So 21.07.2008 09:16

Peter Fleissner

to Dave Zachariah

 

Hi, Dave,

 

Thank for coming back to me so quickly. It was my pleasure to meet you at the conference after I have studied your papers before.

I would like to react to your comments.

 

My definition of productive-unproductive labour is independent from my work on Austrian empirical data. It is only dealing with contradictions in the very basic assumptions of Marx in Volume 1 of Das Kapital with respect to services and does not have direct implications on the level of observed data. It just tries to make the implications for services in Marx' assumptions more explicit. If you agree that services do not contribute to the surplus product, you will have problems to let them produce surplus value.

 

And the institutional level is very important in Marx' theory. It is crucial if a special firm will make profit. Exploitation is also closely related to it. If you do not split society into classes and into specific firms with certain ownership, how could you establish the dynamics of capitalist competition? or identify any difference between capitalist and socialist society?

 

In this sense you are right in stating: "Definitions are always arbitrary in the sense that they depend on the questions that one asks....Moreover, we are giving a definition that is invariant to juridical changes." You cannot even speak about profits without the institutional basis of firms or enterprises.
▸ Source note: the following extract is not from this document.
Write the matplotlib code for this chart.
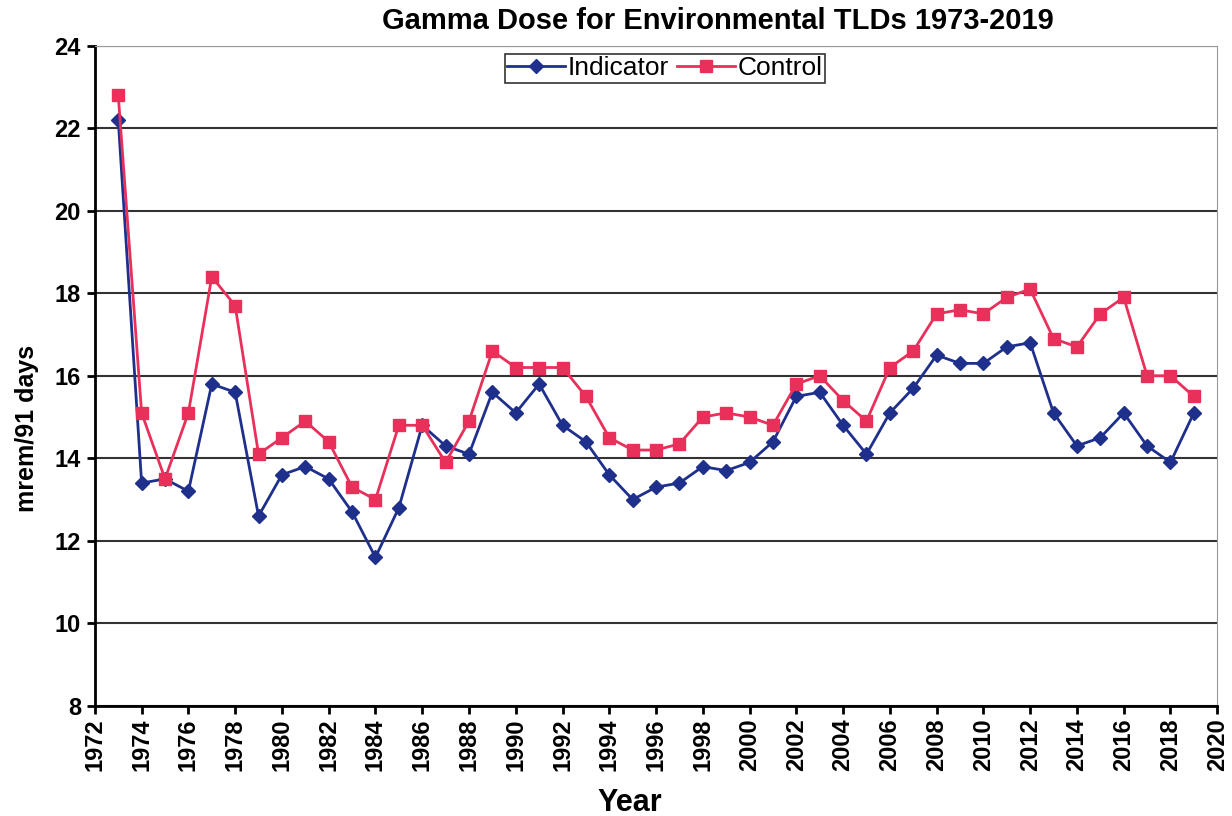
import matplotlib.pyplot as plt
import numpy as np

years = np.arange(1973, 2020)

indicator = [22.2, 13.4, 13.5, 13.2, 15.8, 15.6, 12.6, 13.6, 13.8, 13.5,
             12.7, 11.6, 12.8, 14.8, 14.3, 14.1, 15.6, 15.1, 15.8, 14.8,
             14.4, 13.6, 13.0, 13.3, 13.4, 13.8, 13.7, 13.9, 14.4, 15.5,
             15.6, 14.8, 14.1, 15.1, 15.7, 16.5, 16.3, 16.3, 16.7, 16.8,
             15.1, 14.3, 14.5, 15.1, 14.3, 13.9, 15.1]

control = [22.8, 15.1, 13.5, 15.1, 18.4, 17.7, 14.1, 14.5, 14.9, 14.4,
           13.3, 13.0, 14.8, 14.8, 13.9, 14.9, 16.6, 16.2, 16.2, 16.2,
           15.5, 14.5, 14.2, 14.2, 14.35, 15.0, 15.1, 15.0, 14.8, 15.8,
           16.0, 15.4, 14.9, 16.2, 16.6, 17.5, 17.6, 17.5, 17.9, 18.1,
           16.9, 16.7, 17.5, 17.9, 16.0, 16.0, 15.5]

plt.rcParams['font.family'] = ['Liberation Sans', 'DejaVu Sans']

fig = plt.figure(figsize=(12.32, 8.16), dpi=100)
ax = fig.add_axes([0.077, 0.135, 0.911, 0.809])

ax.plot(years, indicator, color='#1f2f8c', marker='D', markersize=7,
        linewidth=2, label='Indicator')
ax.plot(years, control, color='#e8305a', marker='s', markersize=8,
        linewidth=2, label='Control')

ax.set_xlim(1972, 2020)
ax.set_ylim(8, 24)
ax.set_xticks(np.arange(1972, 2021, 2))
ax.set_yticks(np.arange(8, 25, 2))
ax.tick_params(axis='x', labelrotation=90, length=6, width=2, pad=3)
ax.tick_params(axis='y', length=6, width=2, pad=4)
for lbl in ax.get_xticklabels() + ax.get_yticklabels():
    lbl.set_fontweight('bold')
    lbl.set_fontsize(17)

ax.yaxis.grid(True, color='#333333', linewidth=1.5)
ax.set_axisbelow(True)
ax.spines['left'].set_linewidth(2)
ax.spines['bottom'].set_linewidth(2)
ax.spines['top'].set_color('#999999')
ax.spines['right'].set_color('#999999')

ax.set_title('Gamma Dose for Environmental TLDs 1973-2019', fontsize=21,
             fontweight='bold', pad=12, x=0.555)
ax.set_xlabel('Year', fontsize=22, fontweight='bold', labelpad=0)
ax.xaxis.set_label_coords(0.477, -0.125)
ax.set_ylabel('mrem/91 days', fontsize=18, fontweight='bold')
ax.yaxis.set_label_coords(-0.05, 0.42)

leg = ax.legend(loc='upper center', bbox_to_anchor=(0.508, 1.0), ncol=2,
                prop={'family': ['Liberation Sans Narrow', 'Liberation Sans'],
                      'size': 19},
                frameon=True, fancybox=False, edgecolor='black',
                handlelength=2.2, columnspacing=0.3, handletextpad=0.1,
                borderpad=0.1, borderaxespad=0.3)
leg.get_frame().set_linewidth(1.2)

fig.savefig('out.png', dpi=100)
You should be able to identify who is gaining profits and who does not, which firm will invest and which one will not. Purely technical relations do not suffice to describe relations of production which are crucial for empirical levels of exploitation. Trade unionists will understand me in their struggle for higher wages in a specific enterprise (e.g. it makes a difference if they work in a vertically integrated firm producing cars in Japan and shipping them to Europe also, or if they work in one of the enterprises, which are the result a split of ownership, one capitalist does only production, and the other only transport). My conclusion: institutions matter. If my argument holds, then the empirical institutional structure of a national economy has to be mirrored also on the level of labour values. I think your position is fine if you are only interested in the economic performance of a national economy, but then you abstract from the actual capitalistic relations of production.

 

Please understand that all my criticism is not at all meaning that your work would not been very valuable contribution to the LTV. On the contrary, I would like to continue our discussion after I have studied your paper in detail.